Matang. Matang adalah kualitas paling sulit dari 3M. Matang tidak bisa dibeli atau dicapai dalam waktu singkat. Menjadi matang adalah sebuah proses. Umumnya pria lebih lambat mencapai kematangan dibandingkan umumnya wanita (tolong perhatikan kata “umumnya”, aku tidak berani melakukan generalisasi). Seorang wanita yang berumur sembilan belas tahun mungkin sudah memikirkan masa depannya. Menyelesaikan studi dan mendapatkan posisi pada karirnya serta berkeluarga.

Lain halnya dengan pria yang katakanlah tiga tahun lebih tua, pada usia dua puluh dua tahun seorang pria mungkin belum memikirkan apa yang harus dilakukannya. Apa rancangan terbaik dalam hidupnya untuk menghadapi usia enam puluh tahun. Perencanaan keuangan untuk memulai hidup barunya. Biaya sehari-hari, pendidikan anak dengan tingkat kenaikan sekian persen per tahun. Biaya tak terduga untuk skenario terburuk. Program keluarga berencana untuk memastikan usia anak terpaut dalam jangkauan yang aman, sehingga keuangan tetap stabil jika anak-anak akan memasuki jenjang pendidikan yang lebih tinggi.

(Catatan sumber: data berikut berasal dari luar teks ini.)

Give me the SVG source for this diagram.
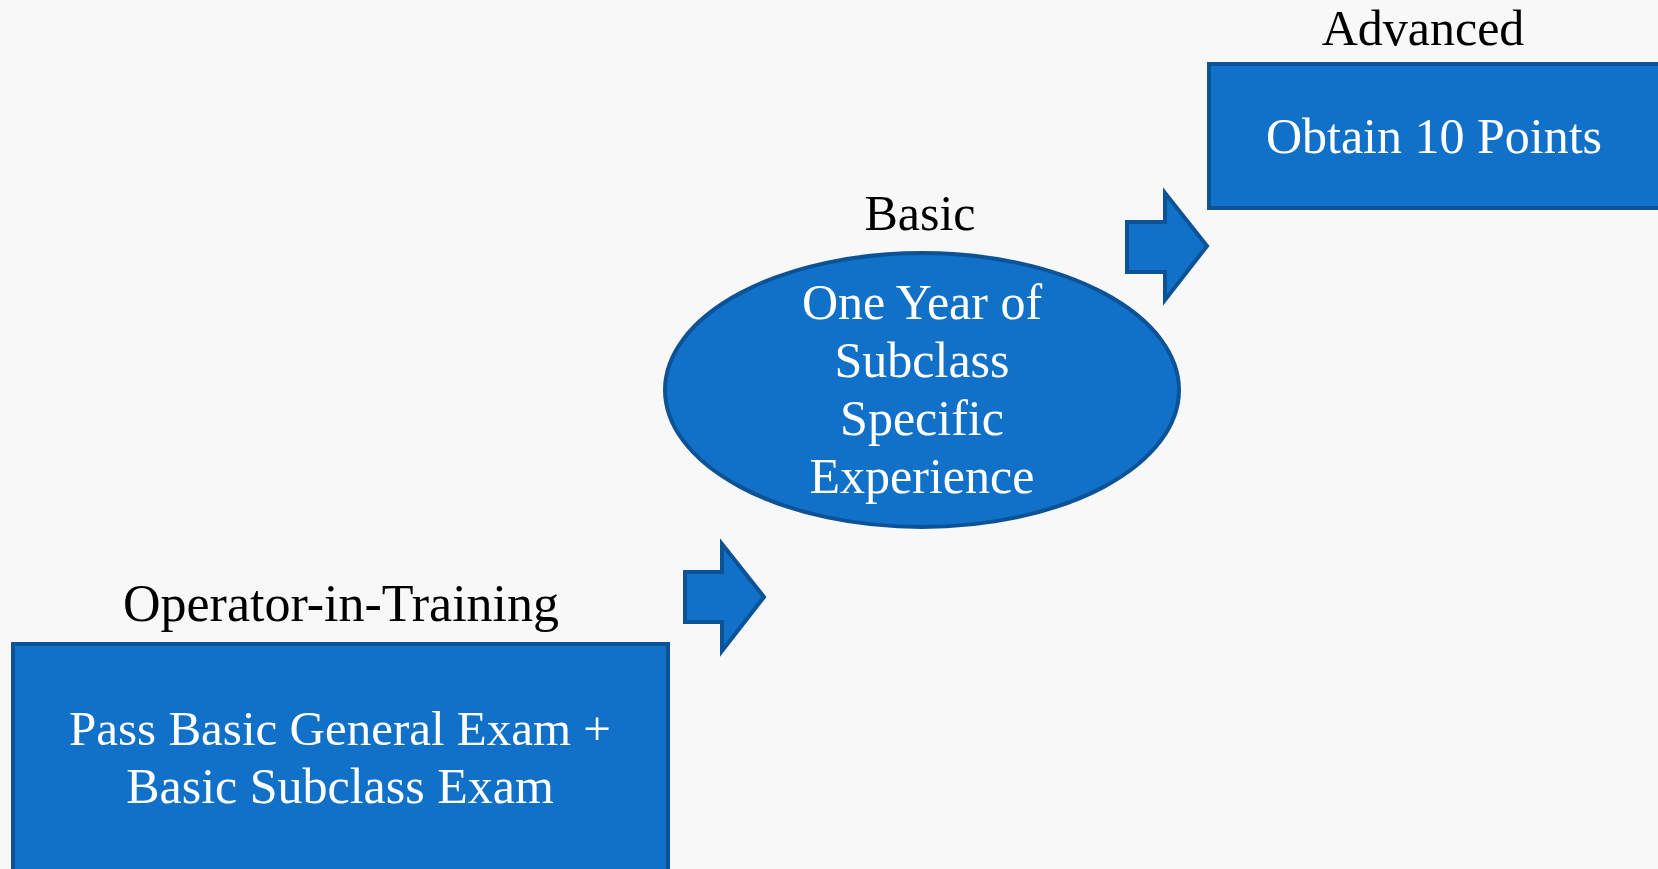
<svg xmlns="http://www.w3.org/2000/svg" width="1658" height="869" viewBox="0 0 1658 869">
  <style>
    .shape { fill: #1170C8; stroke: #0C5296; stroke-width: 4; }
    .label { font-family: "Liberation Serif", "DejaVu Serif", serif; font-size: 50px; fill: #000000; text-anchor: middle; }
    .inner { font-family: "Liberation Serif", "DejaVu Serif", serif; font-size: 50px; fill: #FFFFFF; text-anchor: middle; }
  </style>
  <rect x="0" y="0" width="1658" height="869" fill="#F8F8F8"/>

  <g id="node-oit">
    <text class="label" x="341" y="621" style="font-size:52px">Operator-in-Training</text>
    <rect class="shape" x="13" y="644" width="655" height="240"/>
    <text class="inner" x="340" y="745" style="font-size:49px">Pass Basic General Exam +</text>
    <text class="inner" x="340" y="803">Basic Subclass Exam</text>
  </g>

  <g id="node-basic">
    <text class="label" x="920" y="230">Basic</text>
    <ellipse class="shape" cx="922" cy="390" rx="257" ry="137"/>
    <text class="inner" x="922" y="319">One Year of</text>
    <text class="inner" x="922" y="377">Subclass</text>
    <text class="inner" x="922" y="435">Specific</text>
    <text class="inner" x="922" y="493">Experience</text>
  </g>

  <g id="node-advanced">
    <text class="label" x="1423" y="45">Advanced</text>
    <rect class="shape" x="1209" y="64" width="460" height="144"/>
    <text class="inner" x="1434" y="153">Obtain 10 Points</text>
  </g>

  <g id="connectors">
    <polygon class="shape" points="685,572 722,572 722,544 764,597 722,651 722,622 685,622"/>
    <polygon class="shape" points="1127,222 1165,222 1165,193 1207,246 1165,300 1165,272 1127,272"/>
  </g>
</svg>
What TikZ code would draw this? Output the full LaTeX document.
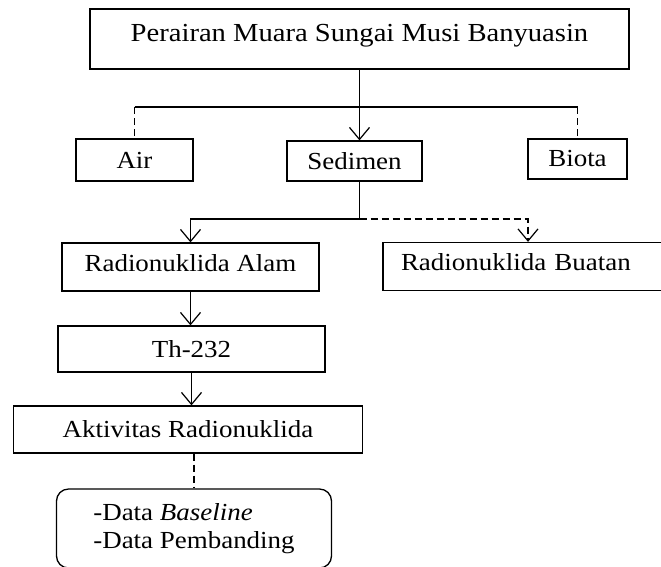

Belum lagi pemilihan tempat tinggal yang baik. Lokasi perumahan yang sehat dan kondusif. Pemilihan sekolah terbaik dalam skenario tertentu (hal ini penting sekali, sebenarnya ini masalah pribadi. Aku tidak ingin anak-anak ku merasakan apa yang aku rasakan sehubungan dengan pendidikan – bukannya aku benci sekolah, hanya saja aku punya caraku sendiri untuk belajar). Dan yang paling penting, dapatkah seorang pria mengatasi masalah teknis “sederhana” sehari-hari? Sebut saja memperbaiki keran air yang rusak atau menganti gagang pintu yang butuh usaha untuk memutarnya.

Menjadi matang adalah harga yang mahal. Ini bukan hanya masalah kestabilan, tapi juga masalah perencanaan.

M yang kedua adalah Mapan. Bukannya uang adalah segala-galanya. Tapi uang adalah alat bantu untuk mencapai kesejahteraan.

Tidak bisa dipungkiri pria mapan memberi jaminan kesejahteraan keluarga (walaupun “mungkin” tidak menjamin kebahagiaan). Menjadi mapan adalah keharusan karena akan memberi kemudahan dalam hidup.

Menarik adalah M yang ketiga. Aku tidak habis pikir mengapa “menarik” diletakkan pada posisi terakhir, sedangkan pada banyak kasus, menarik menjadi prioritas dibandingkan mapan dan matang. Kalau boleh aku koreksi, mungkin susunannya lebih seperti ini: menarik, mapan, matang.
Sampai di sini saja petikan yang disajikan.